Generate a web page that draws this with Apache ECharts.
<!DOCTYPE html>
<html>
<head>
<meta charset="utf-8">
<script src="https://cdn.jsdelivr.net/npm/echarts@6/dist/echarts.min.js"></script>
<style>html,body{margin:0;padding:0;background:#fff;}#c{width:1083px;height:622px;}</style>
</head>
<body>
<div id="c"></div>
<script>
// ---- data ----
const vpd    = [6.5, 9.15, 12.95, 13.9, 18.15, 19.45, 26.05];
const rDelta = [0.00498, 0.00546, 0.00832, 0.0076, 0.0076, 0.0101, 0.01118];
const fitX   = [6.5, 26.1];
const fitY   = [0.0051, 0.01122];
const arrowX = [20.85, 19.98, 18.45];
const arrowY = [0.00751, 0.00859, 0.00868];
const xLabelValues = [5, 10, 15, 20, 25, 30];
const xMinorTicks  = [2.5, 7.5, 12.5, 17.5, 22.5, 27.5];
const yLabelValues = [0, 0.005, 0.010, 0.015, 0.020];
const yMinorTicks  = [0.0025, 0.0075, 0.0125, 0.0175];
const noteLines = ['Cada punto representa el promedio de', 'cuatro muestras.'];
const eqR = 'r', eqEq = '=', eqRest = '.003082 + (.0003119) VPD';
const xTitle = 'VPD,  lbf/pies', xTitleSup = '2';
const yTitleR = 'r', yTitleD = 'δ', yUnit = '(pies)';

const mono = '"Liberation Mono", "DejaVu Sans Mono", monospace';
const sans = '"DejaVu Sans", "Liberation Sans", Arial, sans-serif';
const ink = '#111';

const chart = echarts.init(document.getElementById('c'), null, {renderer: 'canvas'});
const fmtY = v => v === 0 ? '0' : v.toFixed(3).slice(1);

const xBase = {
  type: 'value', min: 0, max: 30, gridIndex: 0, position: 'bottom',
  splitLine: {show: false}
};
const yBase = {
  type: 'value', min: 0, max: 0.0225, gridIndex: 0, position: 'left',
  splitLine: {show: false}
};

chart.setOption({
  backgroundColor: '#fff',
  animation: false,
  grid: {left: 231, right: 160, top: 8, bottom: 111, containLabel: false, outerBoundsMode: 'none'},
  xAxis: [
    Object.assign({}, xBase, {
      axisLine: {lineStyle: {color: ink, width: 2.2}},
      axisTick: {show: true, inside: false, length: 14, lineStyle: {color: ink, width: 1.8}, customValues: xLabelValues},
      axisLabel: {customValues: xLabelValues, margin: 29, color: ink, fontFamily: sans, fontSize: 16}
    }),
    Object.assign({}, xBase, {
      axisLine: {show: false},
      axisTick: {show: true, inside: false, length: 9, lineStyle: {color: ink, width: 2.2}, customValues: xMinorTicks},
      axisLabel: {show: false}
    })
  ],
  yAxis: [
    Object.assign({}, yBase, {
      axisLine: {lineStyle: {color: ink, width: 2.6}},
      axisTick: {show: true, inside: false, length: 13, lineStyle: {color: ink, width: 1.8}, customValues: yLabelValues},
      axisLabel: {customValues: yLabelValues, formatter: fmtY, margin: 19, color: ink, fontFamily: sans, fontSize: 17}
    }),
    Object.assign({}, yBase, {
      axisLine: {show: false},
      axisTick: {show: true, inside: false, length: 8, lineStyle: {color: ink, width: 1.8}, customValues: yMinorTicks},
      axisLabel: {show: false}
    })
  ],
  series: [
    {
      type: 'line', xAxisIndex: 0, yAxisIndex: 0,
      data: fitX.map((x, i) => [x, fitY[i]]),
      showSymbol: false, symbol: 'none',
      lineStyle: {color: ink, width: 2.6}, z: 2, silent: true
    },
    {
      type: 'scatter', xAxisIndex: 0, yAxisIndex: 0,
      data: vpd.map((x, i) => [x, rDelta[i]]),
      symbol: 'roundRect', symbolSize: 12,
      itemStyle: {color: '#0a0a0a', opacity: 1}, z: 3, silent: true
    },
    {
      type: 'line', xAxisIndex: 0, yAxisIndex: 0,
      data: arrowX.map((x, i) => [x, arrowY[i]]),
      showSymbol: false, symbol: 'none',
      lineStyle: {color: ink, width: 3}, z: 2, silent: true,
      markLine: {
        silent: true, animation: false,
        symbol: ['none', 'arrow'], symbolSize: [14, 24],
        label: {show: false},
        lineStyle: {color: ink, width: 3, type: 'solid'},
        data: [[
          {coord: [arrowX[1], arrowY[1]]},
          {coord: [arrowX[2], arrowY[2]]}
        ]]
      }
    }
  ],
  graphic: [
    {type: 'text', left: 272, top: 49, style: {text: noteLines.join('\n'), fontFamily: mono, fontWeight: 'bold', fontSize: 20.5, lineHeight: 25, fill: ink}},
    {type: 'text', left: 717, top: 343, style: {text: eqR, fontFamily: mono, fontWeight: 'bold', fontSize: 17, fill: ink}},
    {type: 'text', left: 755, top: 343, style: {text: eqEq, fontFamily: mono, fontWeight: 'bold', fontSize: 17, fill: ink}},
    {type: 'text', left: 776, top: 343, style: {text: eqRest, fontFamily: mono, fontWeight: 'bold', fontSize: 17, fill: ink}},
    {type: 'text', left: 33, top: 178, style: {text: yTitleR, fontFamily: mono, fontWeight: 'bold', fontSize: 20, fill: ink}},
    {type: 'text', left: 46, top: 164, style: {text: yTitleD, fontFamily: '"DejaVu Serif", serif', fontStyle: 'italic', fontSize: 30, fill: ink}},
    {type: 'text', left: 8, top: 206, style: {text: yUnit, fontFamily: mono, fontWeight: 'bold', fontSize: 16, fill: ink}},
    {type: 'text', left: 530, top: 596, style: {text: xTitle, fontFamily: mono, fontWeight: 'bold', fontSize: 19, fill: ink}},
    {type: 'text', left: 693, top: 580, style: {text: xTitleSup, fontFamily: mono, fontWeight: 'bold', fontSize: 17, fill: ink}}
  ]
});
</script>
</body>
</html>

□ □ □ □ □ □ □

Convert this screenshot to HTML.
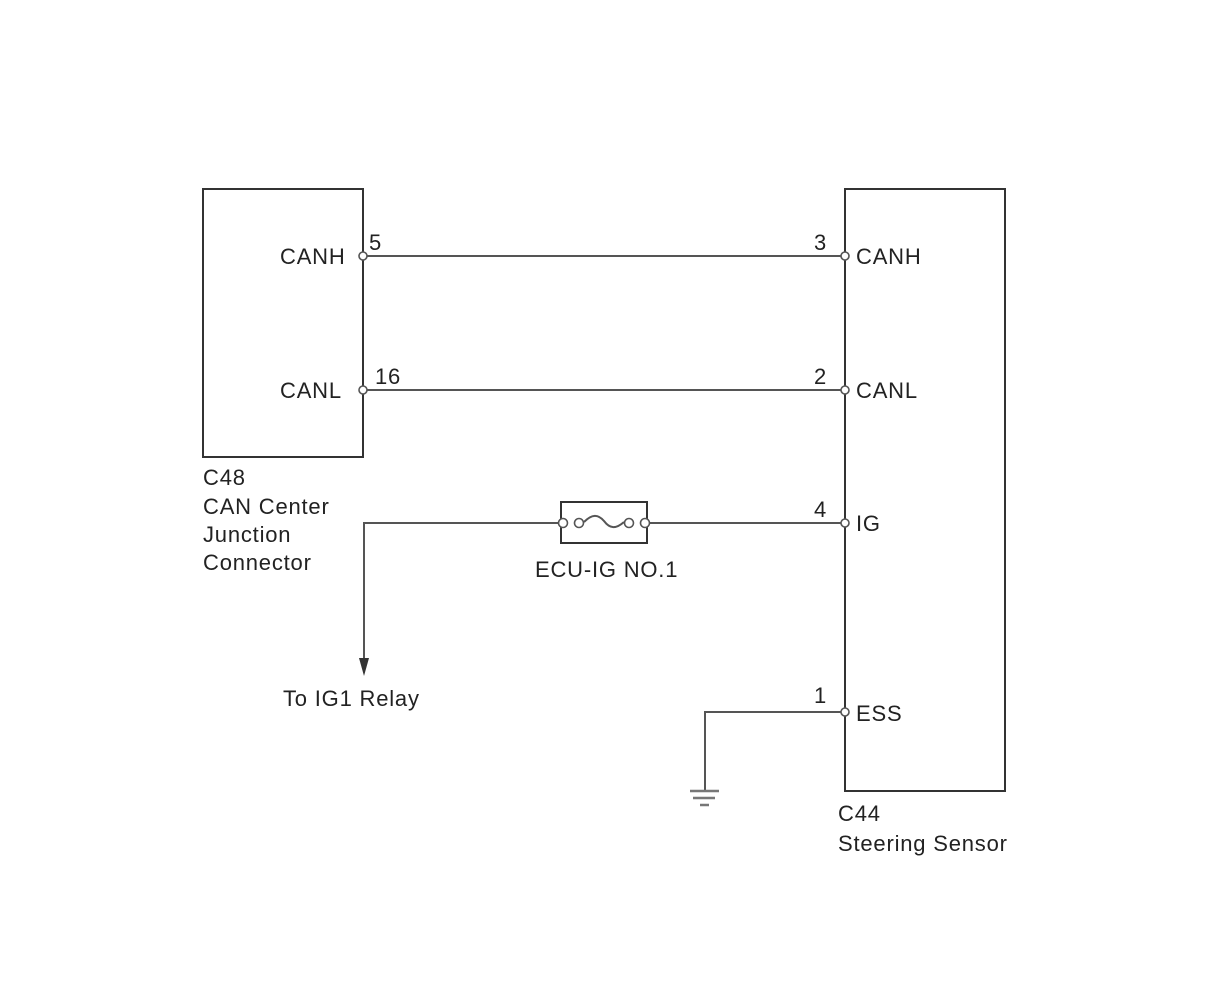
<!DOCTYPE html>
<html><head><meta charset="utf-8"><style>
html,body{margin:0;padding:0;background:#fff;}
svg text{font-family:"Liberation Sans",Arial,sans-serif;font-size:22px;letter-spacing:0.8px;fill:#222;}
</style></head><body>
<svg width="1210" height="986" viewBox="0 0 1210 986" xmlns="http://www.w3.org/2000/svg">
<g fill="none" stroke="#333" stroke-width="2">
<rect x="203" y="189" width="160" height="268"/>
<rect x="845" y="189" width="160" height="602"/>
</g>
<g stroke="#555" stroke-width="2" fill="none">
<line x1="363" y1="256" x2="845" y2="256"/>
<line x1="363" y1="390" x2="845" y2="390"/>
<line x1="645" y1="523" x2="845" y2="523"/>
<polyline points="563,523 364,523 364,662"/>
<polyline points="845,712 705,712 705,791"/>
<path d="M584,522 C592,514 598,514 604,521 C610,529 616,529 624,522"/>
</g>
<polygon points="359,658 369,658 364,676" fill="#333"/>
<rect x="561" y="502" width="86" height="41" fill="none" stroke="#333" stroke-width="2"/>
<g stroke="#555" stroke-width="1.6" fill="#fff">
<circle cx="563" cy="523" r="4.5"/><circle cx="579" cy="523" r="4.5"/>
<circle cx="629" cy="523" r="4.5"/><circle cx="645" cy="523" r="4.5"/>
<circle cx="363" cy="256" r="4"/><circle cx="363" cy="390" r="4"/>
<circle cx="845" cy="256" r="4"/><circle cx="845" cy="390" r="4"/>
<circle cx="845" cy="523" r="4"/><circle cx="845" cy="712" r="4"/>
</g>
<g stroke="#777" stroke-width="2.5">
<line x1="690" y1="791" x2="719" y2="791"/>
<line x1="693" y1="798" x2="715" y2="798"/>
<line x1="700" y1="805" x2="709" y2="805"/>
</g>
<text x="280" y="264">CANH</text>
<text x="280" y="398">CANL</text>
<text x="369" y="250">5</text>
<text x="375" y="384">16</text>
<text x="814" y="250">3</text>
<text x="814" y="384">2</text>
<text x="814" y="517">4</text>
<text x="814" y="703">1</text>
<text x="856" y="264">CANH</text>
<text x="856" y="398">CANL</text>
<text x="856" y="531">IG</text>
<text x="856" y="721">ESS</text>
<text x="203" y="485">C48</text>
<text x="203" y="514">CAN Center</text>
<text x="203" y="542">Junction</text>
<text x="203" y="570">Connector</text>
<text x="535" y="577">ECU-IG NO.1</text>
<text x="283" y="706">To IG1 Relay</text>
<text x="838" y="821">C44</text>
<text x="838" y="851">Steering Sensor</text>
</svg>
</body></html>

□ □ □ □ □ □ □

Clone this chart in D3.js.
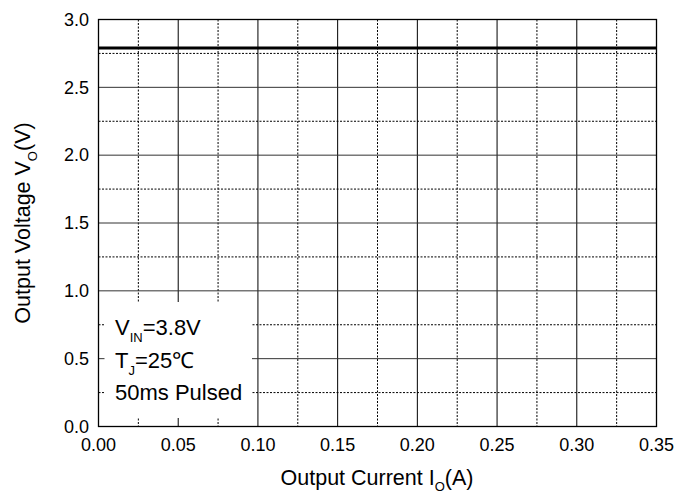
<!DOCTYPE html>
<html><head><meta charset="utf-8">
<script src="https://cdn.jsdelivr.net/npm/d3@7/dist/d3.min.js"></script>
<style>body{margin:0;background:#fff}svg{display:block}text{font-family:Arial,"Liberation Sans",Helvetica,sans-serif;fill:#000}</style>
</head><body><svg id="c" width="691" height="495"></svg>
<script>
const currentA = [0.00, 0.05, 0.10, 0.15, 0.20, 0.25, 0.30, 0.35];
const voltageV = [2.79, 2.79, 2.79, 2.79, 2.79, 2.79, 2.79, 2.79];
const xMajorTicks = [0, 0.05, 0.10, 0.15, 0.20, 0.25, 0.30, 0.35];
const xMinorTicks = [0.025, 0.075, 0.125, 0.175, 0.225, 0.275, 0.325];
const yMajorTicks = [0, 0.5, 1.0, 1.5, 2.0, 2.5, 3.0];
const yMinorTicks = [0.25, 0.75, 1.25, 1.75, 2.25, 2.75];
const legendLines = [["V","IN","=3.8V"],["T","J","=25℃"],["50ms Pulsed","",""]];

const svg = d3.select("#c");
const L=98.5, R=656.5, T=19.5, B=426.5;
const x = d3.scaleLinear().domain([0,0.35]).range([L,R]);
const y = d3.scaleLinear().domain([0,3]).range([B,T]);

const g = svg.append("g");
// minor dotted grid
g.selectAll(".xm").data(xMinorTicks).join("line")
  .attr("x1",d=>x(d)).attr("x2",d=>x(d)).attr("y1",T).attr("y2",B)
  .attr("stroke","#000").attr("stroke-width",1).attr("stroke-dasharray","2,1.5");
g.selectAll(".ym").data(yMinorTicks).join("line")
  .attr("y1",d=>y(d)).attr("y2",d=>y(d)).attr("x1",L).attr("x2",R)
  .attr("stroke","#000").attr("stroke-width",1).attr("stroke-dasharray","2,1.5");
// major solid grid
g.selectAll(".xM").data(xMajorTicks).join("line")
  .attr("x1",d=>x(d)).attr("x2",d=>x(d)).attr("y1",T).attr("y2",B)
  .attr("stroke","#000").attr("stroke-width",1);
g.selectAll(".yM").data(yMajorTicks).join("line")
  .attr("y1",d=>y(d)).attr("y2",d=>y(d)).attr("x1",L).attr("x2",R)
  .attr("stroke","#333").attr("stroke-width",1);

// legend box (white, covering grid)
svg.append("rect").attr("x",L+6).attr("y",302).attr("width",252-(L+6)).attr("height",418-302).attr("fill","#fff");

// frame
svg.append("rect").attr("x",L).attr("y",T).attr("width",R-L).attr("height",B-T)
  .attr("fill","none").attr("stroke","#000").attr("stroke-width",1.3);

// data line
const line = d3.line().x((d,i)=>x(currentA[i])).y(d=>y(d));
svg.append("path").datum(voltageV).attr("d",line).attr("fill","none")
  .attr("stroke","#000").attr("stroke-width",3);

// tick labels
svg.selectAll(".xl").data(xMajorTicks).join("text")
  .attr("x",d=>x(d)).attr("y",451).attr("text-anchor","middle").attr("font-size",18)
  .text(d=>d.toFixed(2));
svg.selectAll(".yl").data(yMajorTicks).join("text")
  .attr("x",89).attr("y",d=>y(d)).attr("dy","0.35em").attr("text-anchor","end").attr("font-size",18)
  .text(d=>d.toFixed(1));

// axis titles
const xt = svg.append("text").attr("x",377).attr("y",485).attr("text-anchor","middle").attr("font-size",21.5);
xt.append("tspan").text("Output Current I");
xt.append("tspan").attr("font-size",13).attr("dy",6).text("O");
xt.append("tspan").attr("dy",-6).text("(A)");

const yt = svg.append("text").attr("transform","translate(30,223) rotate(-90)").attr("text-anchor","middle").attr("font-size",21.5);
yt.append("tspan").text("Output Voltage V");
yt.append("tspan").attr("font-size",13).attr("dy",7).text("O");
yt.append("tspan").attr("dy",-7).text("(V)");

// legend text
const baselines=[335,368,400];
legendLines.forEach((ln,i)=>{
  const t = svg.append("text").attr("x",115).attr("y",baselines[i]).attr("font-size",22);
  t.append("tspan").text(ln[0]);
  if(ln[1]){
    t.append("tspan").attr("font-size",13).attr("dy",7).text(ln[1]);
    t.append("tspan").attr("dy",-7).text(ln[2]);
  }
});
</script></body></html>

□ □ □ □ □ □ □

• **Exercise task**
Using the records above, select and copy every line that has the word "this".

• **Finished answer**
Generate a web page that draws this with Apache ECharts.
Convert this screenshot to HTML.
Clone this chart in D3.js.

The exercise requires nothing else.